Montgomery — an actual PT commander at Guadalcanal and Normandy — was able to draw upon his real-life experiences to give “a truly wonderful, understated performance” (Peary nominates him as one of the Best Actors of the Year in his Alternate Oscars):

… with Wayne appropriately taking the back seat (but also quite good in his role). Finally, Peary notes that the “picture has great visual beauty (especially of night scenes, including sea battles):

… propaganda value, and many poignant moments: the men talk with a brave, dying, soldier:

… Sandy (Donna Reed is breathtakingly beautiful) sits alone in a hammock at the dance, left out while Buckley and Rusty talk shop:

… [and] Sandy dines with Rusty, Buckley, and four other soldiers, giving the lonely men pleasure.”

This fine film remains a worthy addition to our cinematic understanding of how World War II played out for Americans on the front lines, and should be seen by all film fanatics.

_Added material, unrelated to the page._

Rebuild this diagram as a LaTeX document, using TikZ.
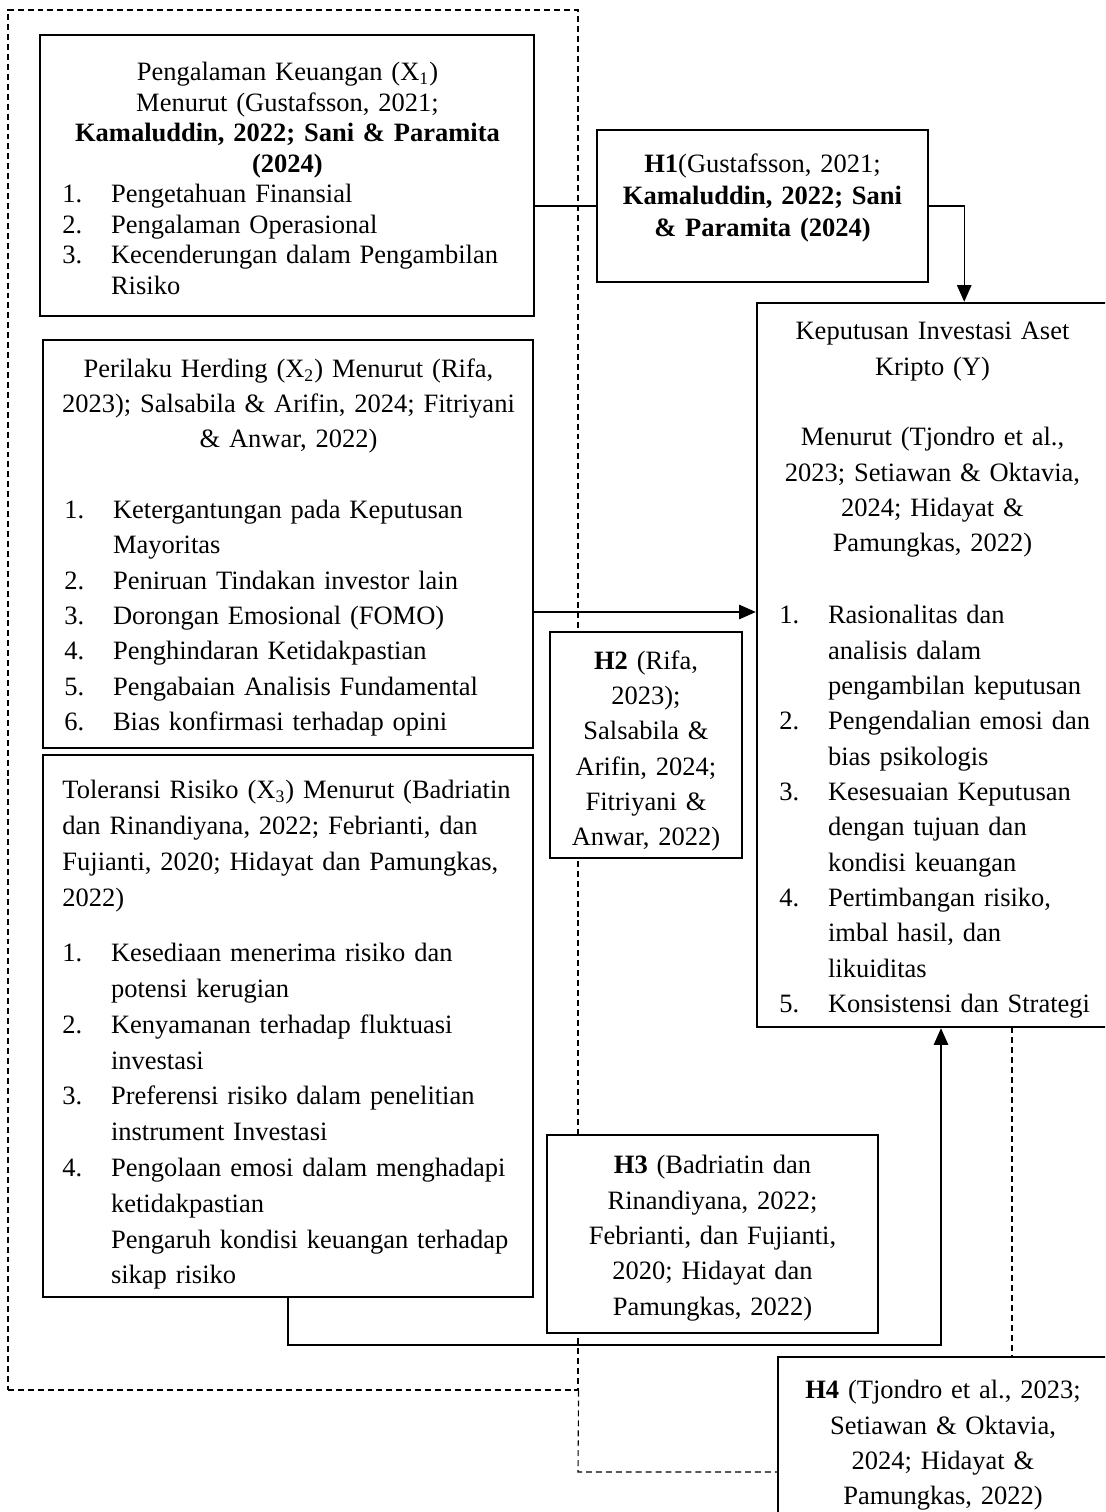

Notable Performances, Qualities, and Moments:

  • Robert Montgomery as Lt. Brickley
  • Fine, understated performances by the supporting cast
  • Joseph August’s cinematography

Must See?
Yes, as an effective film by a master director. Listed as a Sleeper and a Personal Recommendation in the back of Peary’s book.


  • Historically Relevant
  • Important Director


One thought on “They Were Expendable (1945)

  1. Must-see, for its solid place in cinema history. (I even largely agree with Peary’s take on this one.)

    The thing about most Ford films is that, while you’re watching one, you’re almost always reminded that you’re watching a Ford film. Not that that’s a bad thing – it’s just something that seems apparent to me.

    This film is an exception, in that we’re only intermittently reminded that we’re watching a Ford film (sometimes with the choice of music; sometimes with a bit of character business). It’s as if he pulled himself out of himself more – in order to achieve a kind of objectivity, as well as a kind of higher tribute.

    As a result, the performances have a sort of remarkably natural quality.

    The other thing that stands out (to me, anyway): the high number of scenes which are leisurely ones, during downtime. In another film of its type, they might act against the overall power of the film. But not here. They take on a unique dramatic feel.

    Overall, this is a war film unlike any other, with a singular tone and a pulse with its own distinct character.